Ironically, CHAMP met all the requirements for an MCD in the Mirkarimi bill, we were a patient collective, registered as a nonprofit corporation in California (no 501-C-3), and offering social services for patients every day, staff trained in CPR and harm reduction, friendly neighbor policy, hospital and hospice delivery, ventilation, we put $100,000 into rebuilding the interior to reduce mold, noise, smells, et cetera. We had permits (except I couldn’t get a business tax certificate) and were members of the Chamber of Commerce, the lowest prices of any club open at the time, and our own private garden to make prices even cheaper. I never measured whether we were within 1000 feet of a school or any cultural or community center. We were a community center for patients and they loved us for that. The proudest day I spent at CHAMP was September 11, 2001, when more than a hundred worried patients jammed into CHAMP all day, watching the buildings collapse. These were mostly people who literally had no where else to go, we fed them, played nice music (TV sound off), and so forth. And many days CHAMP functioned as a day care center for homeless and indigent patients. And we paid our taxes accurately and honestly. I probably would have opened the books to City inspectors, because we felt fairly secure when the District Attorney himself visited and even brought other DA’s to CHAMP to show them what a good facility looks like. But there is no protection whatever in present City government– including Mirkarimi– to defend the clubs who do the very things they want clubs to do, all the operating procedures et cetera.

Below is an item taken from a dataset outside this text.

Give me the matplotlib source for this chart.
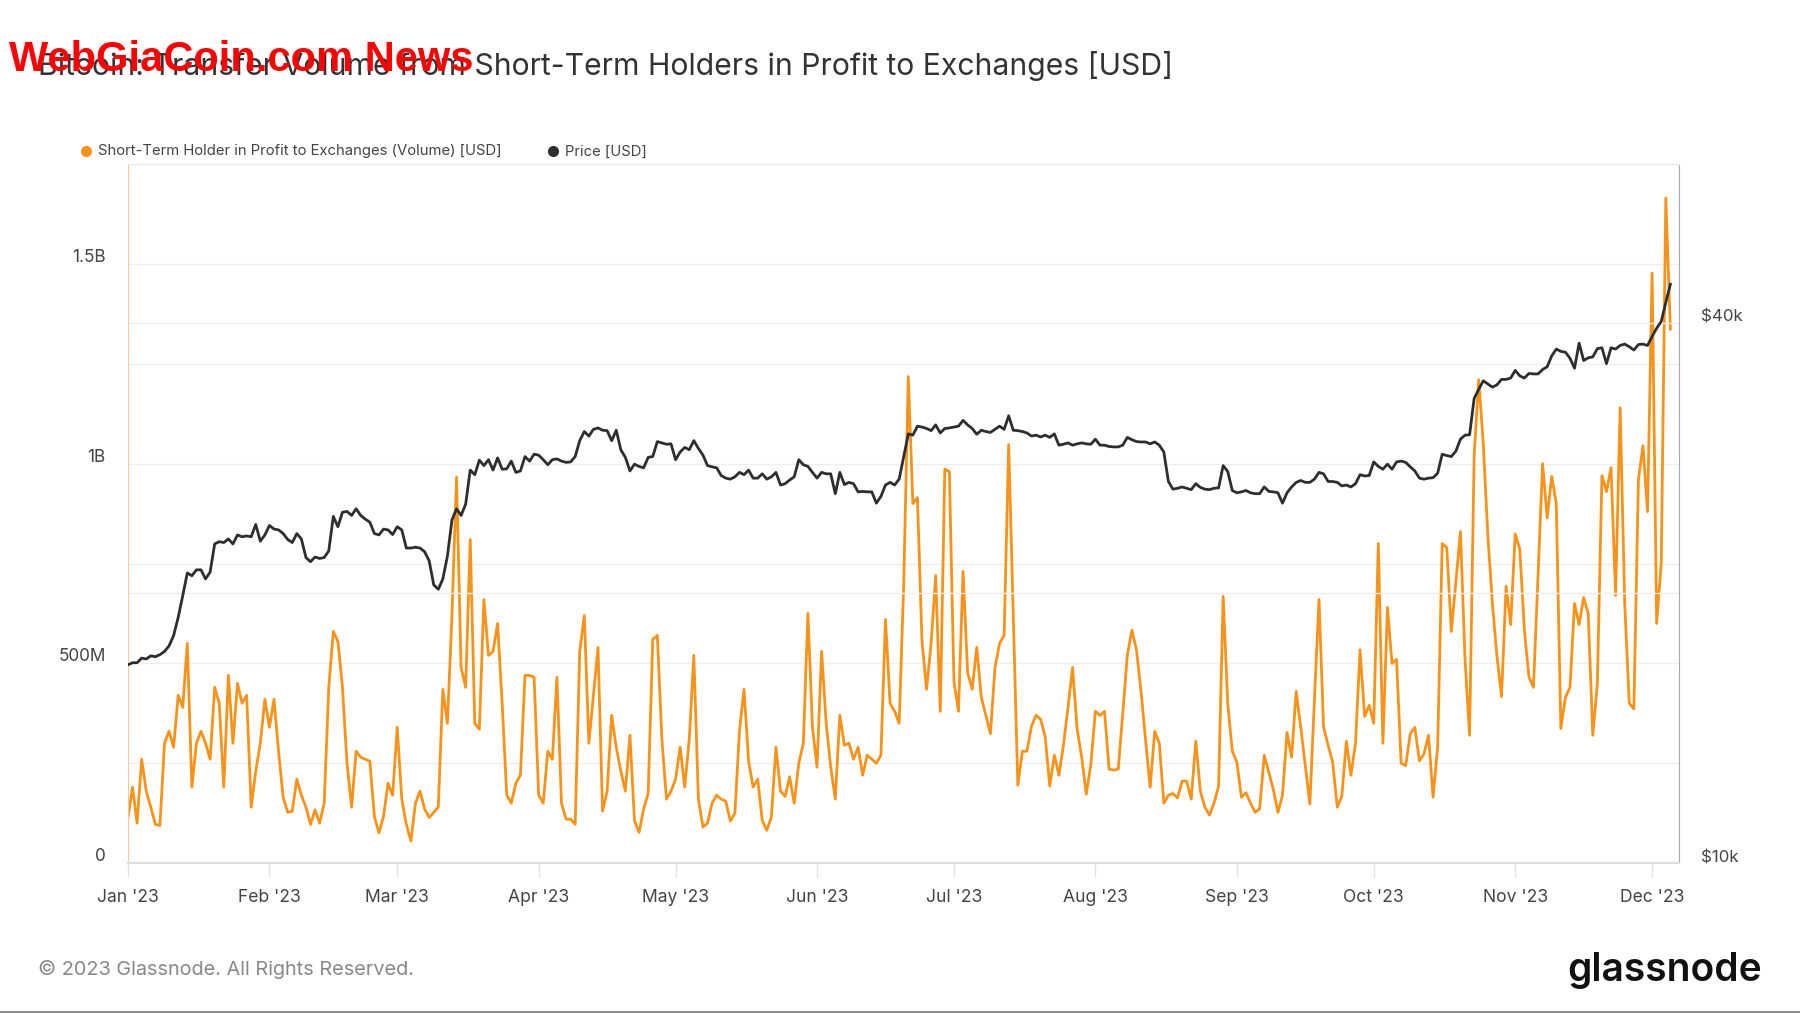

U.S. Moves Against Canadian Cannabis Advocates

Marc Emery, 46, and two pro-cannabis activists in his employ were arrested July 29 by Canadian police. Emery’s highly successful mail-order seed business has enabled him in recent years to underwrite the B.C. Marijuana Party, Cannabis Culture magazine, Pot TV, and non-stop political campaigning. In 2004 Emery did 90 days at a correctional center in Saskatoon for passing a joint in public. The latest bust was orchestrated by the U.S. government according to Richard Cowan of marijuananews.com (who was a founder, long ago, of Young Americans for Freedom):

DEAland claims international jurisdiction over anyone it accuses of growing cannabis anywhere in the world, so the Vancouver Police collaborated with the DEA to raid the BC Marijuana Party Office and Bookstore and the Pot-TV studios with a search warrant issued under Canada’s Mutual Legal Assistance in Criminal Matters Act.

The search warrant allowed for a search only on the Hastings Street offices, but it claims that there would be evidence there that Emery, et al., have conspired to grow cannabis and distribute seeds, and – of course – launder money. I doubt if they found any evidence of such a “conspiracy” there. Of course, the next step for them would be to get the “evidence” shipped to DEAland. To my knowledge, there are no customer records at the store – or anywhere else, for that matter.

Apparently, DEAland and its local Quislings have used undercover agents to make “controlled buys” of seeds, which by its nature involves lying. The evidence obtained by lying was then presented to a Seattle Grand Jury, which issued a sealed indictment last May… this attack has been planned for at least a year.

Presumably, DEAland will now seek to extradite our friends, which will quickly become a major strain on DEAland/Canadian relations. Frankly, if these people were not my friends, I would be delighted by the stupidity of this move. The weak Canadian government has tried to ignore the cannabis issue, but this is going to change everything.